JORGE ELVIS

A História do Rock And Roll - Parte I

Foi uma revolução. Milhões de adolescentes, em todo o mundo, reagiram pela primeira vez, contra os antigos valores, através da música e da dança. Pais, governos, polícia, igrejas os jornais ficaram perplexos diante da surpresa do ataque - e, assim, os mais velhos passaram a reprimir os próprios filhos. A desorientação de qualquer pessoa acima dos trinta anos era total. "0 que saiu errado? - elas perguntavam. "Criamos os meninos da maneira mais correta e decente e agora eles agem como animais".

Foi como se, de repente, sem nenhum aviso prévio, o mundo tivesse enlouquecido e degenerado para a anarquia e os excessos sexuais. E tudo por causa do rock'n'roll Ser jovem era um barato. Rock'n'roll significava liberdade. Nada de macaquear os pais, vestidos como bonecos, dançando como marionetes, vigiados na maneira de falar e dominados por qualquer um que tivesse mais idade. Para a garotada, tudo que os adultos detestassem tinha que estar certo, porque isto mostrava a diferença, enfatizava o abismo que havia em relação a papai (vidrado em Rosemary Clooney) e mamãe (ofuscada por Frank Sinatra).

Bofetada musical

Não é de admirar que detestassem Elvis. Ele era tão diabolicamente arrogante! Como chocava os mais velhos ao se mexer, como os ofendia quando abria a boca, sacudia as pernas ou penteava os cabelos. Tudo tinha o efeito de uma bofetada.

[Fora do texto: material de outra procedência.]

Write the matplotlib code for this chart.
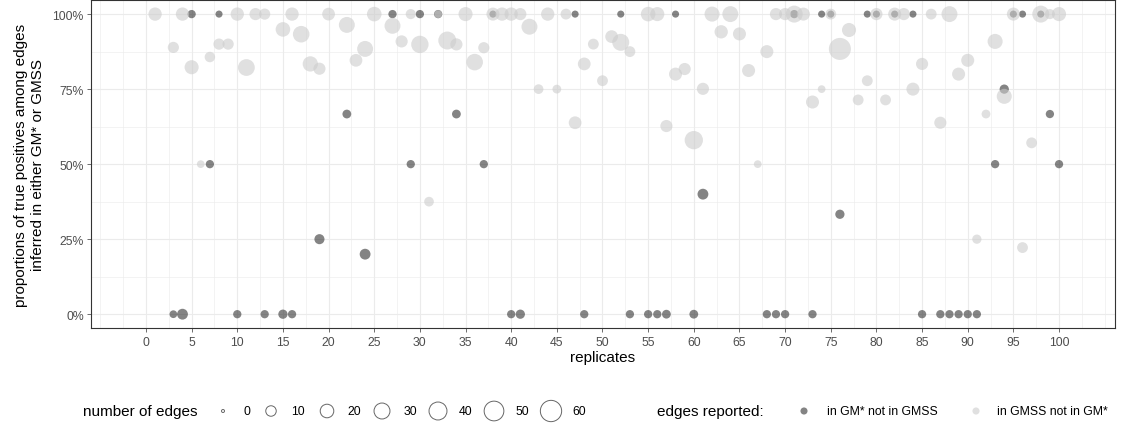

A música era capaz de fazer tudo isso? Certamente, pois a música expressava grande parte do que ficara reprimido nos jovens. Não havia divertimento, emoção, excitação.

Música significava ritmo lento - uma valsa arrastada ou um fox-trot cambaleante. Não havia nada que liberasse as inibições, queimasse o excesso de energia, que fizesse sentir bem por ser jovem e estar vivo.

Nada de Novo

O que os quadrados não entendiam é que nada disso era novo. Os jovens não sentiam assim pela primeira vez. Eles sempre haviam sido assim mas, até o início dos anos 50, ninguém colocara tais sentimentos em palavras, ninguém os havia expressado em ritmo dançante. Se não havia nada a fazer nem lugar para ir, ficava-se simplesmente matando o tempo, esperando por alguma coisa, qualquer coisa que viesse e quebrasse a monotonia. O problema é que, até então, nada acontecera.

Música Selvagem

Alan Freed não era jovem. Tinha alguns anos mais do que os teenagers e nem era famoso. Não era bonito: sua cara tinha sido amassada num acidente de carro. Parecia mesmo um perdedor - e retomara à profissão de locutor numa pequena estação porque as grandes achavam a sua voz demasiado estridente. E pior de tudo: era meio surdo. Mas tudo isso não o impediu de sentir o tipo de música preferida da garotada. Ele conseguira um programa numa pequena estação de Cleveland, Ohio. Tocava "boa música", do tipo que os quadrados gostavam - tudo enfeitado com cordas e vozes italianas - e programava até música clássica.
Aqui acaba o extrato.